When a contract becomes "statutory" — and why it matters
The court also addressed when a contract becomes a "statutory contract" — one that is subject to writ jurisdiction as a matter of course. A contract becomes statutory, the court held, when a statute mandates prescribed terms and conditions, making them compulsory components of the contract. If the terms are merely negotiated between parties, even if one party is a government company, the contract remains non-statutory. In such cases, the High Court can intervene only if the state-owned company's action is arbitrary in the constitutional sense — not merely a breach of contract.
This distinction matters because it determines the standard of review.

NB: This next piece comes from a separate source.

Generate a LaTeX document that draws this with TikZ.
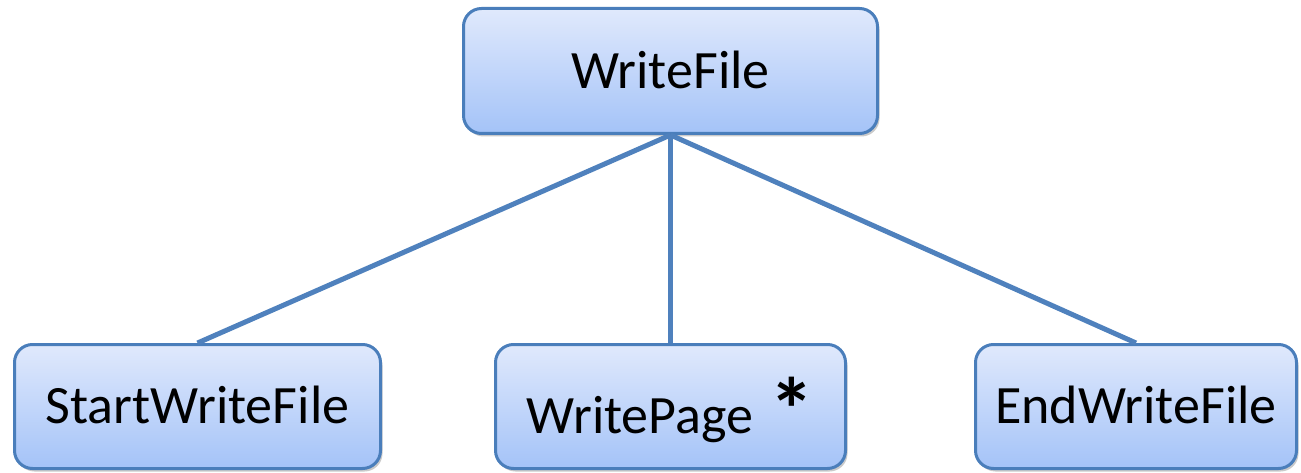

For a statutory contract, any breach can be challenged by writ petition. For a non-statutory contract, the petitioner must show something more: arbitrariness, discrimination, or bad faith. The court cited the landmark case of Radhakrishna Agrawal v. State of Bihar to establish the framework for when writ jurisdiction is available in contractual matters.
The parity argument: why Renew Clean Energy mattered
One of Sky Power's strongest arguments was that MPPMCL had treated it differently from Renew Clean Energy, a similarly-situated party. The High Court had, in its first order, specifically cited the Renew Clean Energy case to set aside MPPMCL's first termination. Sky Power argued that MPPMCL's second termination was therefore discriminatory and violated Article 14.
The Supreme Court examined this argument closely. The court noted that if a state-owned company treats two similarly-situated parties differently without any principled basis, that action could be struck down as arbitrary. The court referred to the principle from Mohinder Singh Gill v. Chief Election Commissioner that every state action must be informed by reason. If MPPMCL had granted Renew Clean Energy additional time or leniency but denied the same to Sky Power, that could amount to arbitrariness.
THE PLAY: Before terminating a contract with a private party, a state-owned company must follow every contractual procedure to the letter — especially pre-termination notices — and must treat all similarly-situated parties identically, or the termination will be struck down as arbitrary under Article 14.
The judgment, delivered on 16 November 2022, ran through ten distinct issues before reaching its conclusion. The court ended where it began: with a Rs.350 crores deal, a missed deadline, and a question about how much power a state-owned company really has. The decision — a nuanced ruling that parsed the difference between contractual breach and constitutional arbitrariness — will echo through every future dispute between a government company and a private contractor.